Tremendous Findlaw Article
Wow. A truly impressive Findlaw piece from Professor Dorf analyzing the arguments against the Federal Marriage Amendment. While I disagree with him on the idea that the proposed amendment would make civil unions impossible to an appropriately creative legislature, he does a fine job of knocking down the straw man arguments being proposed elsewhere and boiling the argument down to where it lies: the FMA is wrong if you think same-sex marriage is right. Conversely, though he doesn't state it, I'd say the FMA is right if you think same-sex marriage is wrong.
Read the piece, but the three major arguments he defangs are:
- The FMA is inconsistent with States Rights
- Constitutional Amendments should not be used to shrink individual rights
- This isn't the kind of thing you do by Amendment
My comments on some of the lesser points of the article are below, but really, they're not important, and mostly for my benefit. (This is a diary, after all.) It's a good article. You should read it.
I actually think Dorf gives short shrift to the arguments of religious opponents: many religious people do not see religious and civil marriages as distinct, but that civil marriage piggy-backs on the older, religious institution. (People do not get married twice, in two ceremonies, after all--priests conduct weddings that have legal force.) And he doesn't mention the idea that you could square this particular circle by making all civil 'marriages' into 'unions' and getting the state out of the marriage business completely. (After all, if the two institutions are distinct, what's in a name?) Still, neither of those are criticisms of quickly-referenced side points.
Lastly, I think he reads the desires of homosexuals to get married as more uniform than is warranted. While some homosexuals are 'paying homage' to the institution of marriage as he suggests, many others want same-sex marriage to be recognized precisely because it changes the nature of an institution that has normally carried a religious as well as a temporal meaning. Marriage was the institution in which the act of sexual congress between a man and a woman was sanctified, and homosexual activity was traditionally considered to be excluded from that. [1] State recognition of 'marriage' (at least in the eyes of those who don't consider the institutions completely distinct--and the lesbian priest who came to speak to us at Columbia last term regarding the issue didn't seem to consider them so) would implicitly serve as a normative gesture, indicating that this particular religious interpretation of marriage was 'fringe' and that the civil definition was what was 'acceptable.' (Hence my preference for just abandoning civil marriage for civil unions: it doesn't have the likely consequence of deliberately undermining the teachings of a religion.) [1] Not only don't religious people all think the twin institutions of which Dorf speaks are separable, but I doubt all homosexuals wanting to get married do either.
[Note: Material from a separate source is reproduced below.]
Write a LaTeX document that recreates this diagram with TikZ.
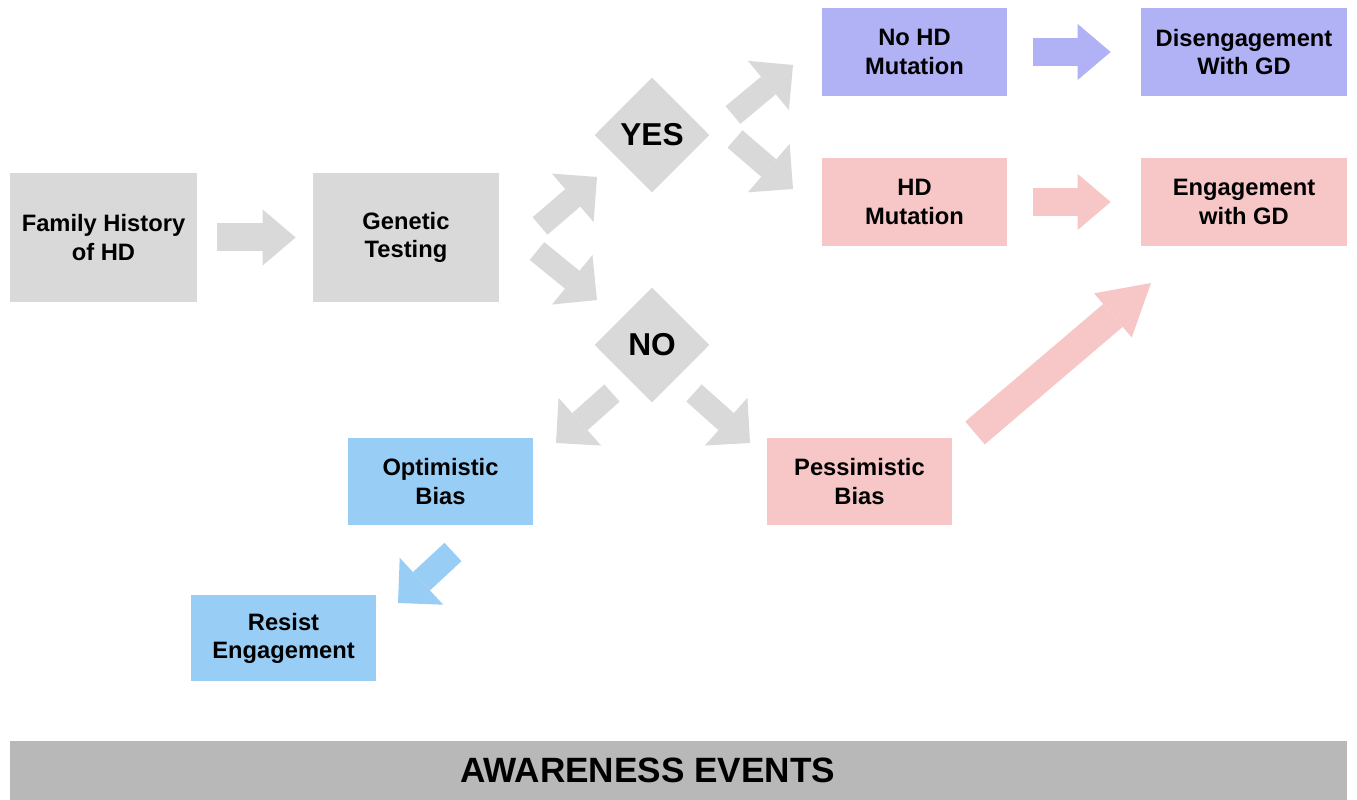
\documentclass[tikz,border=0pt]{standalone}
\usepackage{fontspec}
\setmainfont{Liberation Sans}
\usepackage{tikz}
\usetikzlibrary{arrows.meta, shapes.geometric}

\definecolor{boxgray}{RGB}{217,217,217}
\definecolor{bannergray}{RGB}{184,184,184}
\definecolor{lavender}{RGB}{177,177,246}
\definecolor{rose}{RGB}{247,198,198}
\definecolor{sky}{RGB}{152,205,245}

\begin{document}
\begin{tikzpicture}[
        stage/.style={fill=boxgray, minimum width=3.74cm, minimum height=2.58cm, align=center, inner sep=0pt, font=\fontsize{13.5}{16}\selectfont\bfseries},
        outcome/.style={minimum width=3.7cm, minimum height=1.76cm, align=center, inner sep=0pt, font=\fontsize{13.5}{16}\selectfont\bfseries},
        decision/.style={diamond, aspect=1, fill=boxgray, minimum width=2.3cm, minimum height=2.3cm, inner sep=0pt, font=\fontsize{18}{20}\selectfont\bfseries},
        bigflow/.style={-{Triangle[length=6.6mm, width=11.2mm, line width=0pt]}, line width=5.6mm, boxgray},
        diagflow/.style={-{Triangle[length=6.4mm, width=12.8mm, line width=0pt]}, line width=4.6mm, boxgray}
    ]
        \useasboundingbox (0,0) rectangle (27.14,16);

        \node[stage] (fam) at (2.07,11.25) {Family History\\of HD};
        \node[stage, minimum width=3.72cm] (gen) at (8.12,11.25) {Genetic\\Testing};

        \node[decision] (yes) at (13.04,13.3) {YES};
        \node[decision] (no) at (13.04,9.1) {NO};

        \node[outcome, fill=lavender] (nomut) at (18.29,14.96) {No HD\\Mutation};
        \node[outcome, fill=rose] (mut) at (18.29,11.96) {HD\\Mutation};
        \node[outcome, fill=lavender, minimum width=4.12cm] (diseng) at (24.88,14.96) {Disengagement\\With GD};
        \node[outcome, fill=rose, minimum width=4.12cm] (engage) at (24.88,11.96) {Engagement\\with GD};

        \node[outcome, fill=sky, minimum height=1.74cm] (optim) at (8.81,6.37) {Optimistic\\Bias};
        \node[outcome, fill=rose, minimum height=1.74cm] (pessim) at (17.19,6.37) {Pessimistic\\Bias};
        \node[outcome, fill=sky, minimum height=1.72cm] (resist) at (5.67,3.24) {Resist\\Engagement};

        \node[fill=bannergray, minimum width=26.74cm, minimum height=1.18cm, inner sep=0pt, font=\fontsize{20}{24}\selectfont\bfseries] (banner) at (13.57,0.59) {AWARENESS EVENTS\hspace*{1.24cm}};

        % free ends of the slanted arrows
        \coordinate (genyes-a) at (10.8,11.48);
        \coordinate (genyes-b) at (11.94,12.46);
        \coordinate (genno-a) at (10.74,10.98);
        \coordinate (genno-b) at (11.94,10.0);
        \coordinate (yesnomut-a) at (14.66,13.7);
        \coordinate (yesnomut-b) at (15.86,14.7);
        \coordinate (yesmut-a) at (14.7,13.22);
        \coordinate (yesmut-b) at (15.86,12.22);
        \coordinate (nooptim-a) at (12.24,8.14);
        \coordinate (nooptim-b) at (11.12,7.14);
        \coordinate (nopessim-a) at (13.88,8.14);
        \coordinate (nopessim-b) at (15.0,7.14);
        \coordinate (optimresist-a) at (9.06,4.96);
        \coordinate (optimresist-b) at (7.96,3.94);
        \coordinate (pessimeng-a) at (19.5,7.34);
        \coordinate (pessimeng-b) at (23.02,10.34);

        \draw[bigflow, shorten <=4mm, shorten >=3.4mm] (fam.east) -- (gen.west);
        \draw[bigflow, lavender, shorten <=5.2mm, shorten >=6mm] (nomut.east) -- (diseng.west);
        \draw[bigflow, rose, shorten <=5.2mm, shorten >=6mm] (mut.east) -- (engage.west);

        \draw[diagflow] (genyes-a) -- (genyes-b);
        \draw[diagflow] (genno-a) -- (genno-b);
        \draw[diagflow] (yesnomut-a) -- (yesnomut-b);
        \draw[diagflow] (yesmut-a) -- (yesmut-b);
        \draw[diagflow] (nooptim-a) -- (nooptim-b);
        \draw[diagflow] (nopessim-a) -- (nopessim-b);
        \draw[diagflow, sky, line width=5mm] (optimresist-a) -- (optimresist-b);
        \draw[-{Triangle[length=10mm, width=11.6mm, line width=0pt]}, line width=6mm, rose] (pessimeng-a) -- (pessimeng-b);
    \end{tikzpicture}
\end{document}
But whatever these reservations--and I'm sure given a greater word limit Professor Dorf would have addressed them, or fairly stated that the religious dimension was outside the boundaries of his argument--the piece is a must-read for its determination to draw the battle lines where they belong: on whether or not homosexual marriage should be recognized by the state. He's done a great service by running a scythe through the straw men.
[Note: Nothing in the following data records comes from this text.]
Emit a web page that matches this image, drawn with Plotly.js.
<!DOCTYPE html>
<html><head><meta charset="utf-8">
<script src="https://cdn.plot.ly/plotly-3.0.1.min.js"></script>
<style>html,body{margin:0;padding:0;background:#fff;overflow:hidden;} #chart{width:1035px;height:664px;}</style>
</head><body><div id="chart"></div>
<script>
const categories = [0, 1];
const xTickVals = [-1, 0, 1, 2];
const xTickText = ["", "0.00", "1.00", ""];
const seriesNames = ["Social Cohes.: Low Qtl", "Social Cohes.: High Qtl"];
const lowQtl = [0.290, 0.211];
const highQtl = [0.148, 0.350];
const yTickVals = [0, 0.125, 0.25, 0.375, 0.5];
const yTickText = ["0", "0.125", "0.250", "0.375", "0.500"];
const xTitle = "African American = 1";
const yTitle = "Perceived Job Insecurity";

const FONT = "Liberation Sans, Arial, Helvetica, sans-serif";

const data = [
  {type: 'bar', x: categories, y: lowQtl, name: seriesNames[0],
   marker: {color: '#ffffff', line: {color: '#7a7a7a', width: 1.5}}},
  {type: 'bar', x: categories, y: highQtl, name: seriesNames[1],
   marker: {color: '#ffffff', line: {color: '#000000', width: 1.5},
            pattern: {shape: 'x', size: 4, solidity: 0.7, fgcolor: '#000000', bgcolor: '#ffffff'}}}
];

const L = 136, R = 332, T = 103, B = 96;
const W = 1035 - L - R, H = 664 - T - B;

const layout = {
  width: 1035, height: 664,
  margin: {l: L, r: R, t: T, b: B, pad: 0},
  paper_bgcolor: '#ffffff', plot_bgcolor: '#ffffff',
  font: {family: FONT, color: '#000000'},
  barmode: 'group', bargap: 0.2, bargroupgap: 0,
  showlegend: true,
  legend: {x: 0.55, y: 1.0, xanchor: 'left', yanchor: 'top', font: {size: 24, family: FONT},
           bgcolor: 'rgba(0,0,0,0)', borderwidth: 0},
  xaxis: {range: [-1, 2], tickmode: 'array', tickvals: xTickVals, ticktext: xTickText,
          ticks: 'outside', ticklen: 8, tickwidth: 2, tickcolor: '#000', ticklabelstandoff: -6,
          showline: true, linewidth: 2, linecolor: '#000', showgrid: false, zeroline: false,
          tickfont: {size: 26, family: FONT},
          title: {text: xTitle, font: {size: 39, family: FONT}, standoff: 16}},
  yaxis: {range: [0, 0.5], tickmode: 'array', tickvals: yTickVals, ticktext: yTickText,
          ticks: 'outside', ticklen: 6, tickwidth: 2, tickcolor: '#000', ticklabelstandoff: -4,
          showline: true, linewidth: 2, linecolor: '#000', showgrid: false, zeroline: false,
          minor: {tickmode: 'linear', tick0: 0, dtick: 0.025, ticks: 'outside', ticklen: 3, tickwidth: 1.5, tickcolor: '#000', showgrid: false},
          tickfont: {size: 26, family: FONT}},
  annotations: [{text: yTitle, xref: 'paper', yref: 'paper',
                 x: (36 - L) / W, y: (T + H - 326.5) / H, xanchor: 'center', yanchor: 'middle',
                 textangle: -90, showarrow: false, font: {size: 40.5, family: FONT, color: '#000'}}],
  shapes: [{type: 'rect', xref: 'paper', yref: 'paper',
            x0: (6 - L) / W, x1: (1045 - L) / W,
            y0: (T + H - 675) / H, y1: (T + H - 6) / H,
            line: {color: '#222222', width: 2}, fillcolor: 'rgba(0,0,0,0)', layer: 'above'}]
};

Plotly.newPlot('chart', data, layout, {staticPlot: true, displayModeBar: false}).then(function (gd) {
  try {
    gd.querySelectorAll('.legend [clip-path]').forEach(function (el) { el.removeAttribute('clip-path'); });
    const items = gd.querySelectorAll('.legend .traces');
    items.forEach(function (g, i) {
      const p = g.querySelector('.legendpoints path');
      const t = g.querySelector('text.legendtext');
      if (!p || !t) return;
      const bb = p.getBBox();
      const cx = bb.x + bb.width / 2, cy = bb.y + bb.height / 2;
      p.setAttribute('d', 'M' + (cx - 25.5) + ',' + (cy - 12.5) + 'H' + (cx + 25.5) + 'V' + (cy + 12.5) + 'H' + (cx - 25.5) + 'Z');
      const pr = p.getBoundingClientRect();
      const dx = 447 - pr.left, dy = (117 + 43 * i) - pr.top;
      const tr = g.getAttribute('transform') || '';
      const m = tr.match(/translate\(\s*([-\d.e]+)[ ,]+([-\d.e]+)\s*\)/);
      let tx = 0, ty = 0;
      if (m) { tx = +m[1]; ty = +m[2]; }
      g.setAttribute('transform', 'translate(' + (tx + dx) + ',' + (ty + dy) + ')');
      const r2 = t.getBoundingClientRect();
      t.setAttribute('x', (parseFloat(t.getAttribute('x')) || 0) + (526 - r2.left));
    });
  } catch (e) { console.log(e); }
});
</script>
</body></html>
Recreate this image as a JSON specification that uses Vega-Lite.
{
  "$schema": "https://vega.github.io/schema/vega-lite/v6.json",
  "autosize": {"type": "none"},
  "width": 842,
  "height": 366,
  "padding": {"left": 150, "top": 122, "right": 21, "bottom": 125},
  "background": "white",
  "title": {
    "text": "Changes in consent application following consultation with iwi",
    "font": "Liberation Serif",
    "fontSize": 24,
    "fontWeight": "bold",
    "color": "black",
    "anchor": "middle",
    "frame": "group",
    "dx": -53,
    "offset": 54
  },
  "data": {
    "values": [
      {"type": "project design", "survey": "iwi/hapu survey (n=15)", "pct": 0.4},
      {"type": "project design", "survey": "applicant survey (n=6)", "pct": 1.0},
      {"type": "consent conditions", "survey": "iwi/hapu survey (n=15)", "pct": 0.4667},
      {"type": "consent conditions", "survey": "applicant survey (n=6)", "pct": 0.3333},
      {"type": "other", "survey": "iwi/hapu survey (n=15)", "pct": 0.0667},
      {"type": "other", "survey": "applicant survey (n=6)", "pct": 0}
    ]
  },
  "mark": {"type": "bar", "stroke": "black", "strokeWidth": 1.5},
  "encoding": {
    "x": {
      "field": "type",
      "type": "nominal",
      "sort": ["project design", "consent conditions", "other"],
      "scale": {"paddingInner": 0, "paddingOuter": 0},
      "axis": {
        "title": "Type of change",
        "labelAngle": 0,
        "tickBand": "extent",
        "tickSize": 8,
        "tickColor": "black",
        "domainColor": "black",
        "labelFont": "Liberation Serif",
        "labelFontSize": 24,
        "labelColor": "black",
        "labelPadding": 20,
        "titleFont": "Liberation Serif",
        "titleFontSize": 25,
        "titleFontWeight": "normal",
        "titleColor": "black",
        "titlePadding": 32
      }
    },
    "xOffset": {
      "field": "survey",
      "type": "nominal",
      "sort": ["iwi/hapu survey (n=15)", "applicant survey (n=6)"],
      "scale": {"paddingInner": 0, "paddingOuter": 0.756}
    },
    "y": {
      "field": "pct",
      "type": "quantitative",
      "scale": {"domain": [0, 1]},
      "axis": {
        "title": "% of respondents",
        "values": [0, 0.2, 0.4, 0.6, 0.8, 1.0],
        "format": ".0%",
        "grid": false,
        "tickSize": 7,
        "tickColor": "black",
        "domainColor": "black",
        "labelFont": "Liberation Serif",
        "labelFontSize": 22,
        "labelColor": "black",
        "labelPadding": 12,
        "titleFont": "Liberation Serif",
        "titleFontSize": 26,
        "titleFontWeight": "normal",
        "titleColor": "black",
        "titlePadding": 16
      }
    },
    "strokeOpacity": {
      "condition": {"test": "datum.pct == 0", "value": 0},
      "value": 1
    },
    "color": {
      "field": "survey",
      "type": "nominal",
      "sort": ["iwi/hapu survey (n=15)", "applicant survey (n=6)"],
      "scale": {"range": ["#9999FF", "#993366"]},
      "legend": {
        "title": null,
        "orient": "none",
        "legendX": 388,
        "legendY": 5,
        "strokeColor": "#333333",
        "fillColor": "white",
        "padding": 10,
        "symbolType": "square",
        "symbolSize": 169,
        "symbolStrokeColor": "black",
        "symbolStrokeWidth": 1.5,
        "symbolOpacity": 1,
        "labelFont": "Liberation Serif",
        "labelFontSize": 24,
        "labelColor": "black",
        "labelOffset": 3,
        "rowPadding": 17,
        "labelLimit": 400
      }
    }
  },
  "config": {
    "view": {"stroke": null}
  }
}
[1] Dorf writes that "Apparently, people who oppose same-sex marriage think that loving committed relationships among gays and lesbians are so different in kind from loving committed relationships among heterosexuals, that dignifying the former with the term 'marriage' makes a mockery of heterosexual marriage." Implicit in this statement is the concept that love, and a commitment to one's partner based upon that love, are the foundation for which marriage was put in place, or even vaguely related. I'm reminded that this assumption--at least with regards to the religious institution--is one that C.S. Lewis spends some time debunking in many of his works, including The Screwtape Letters, which for obvious reasons I take every opportunity to mention here.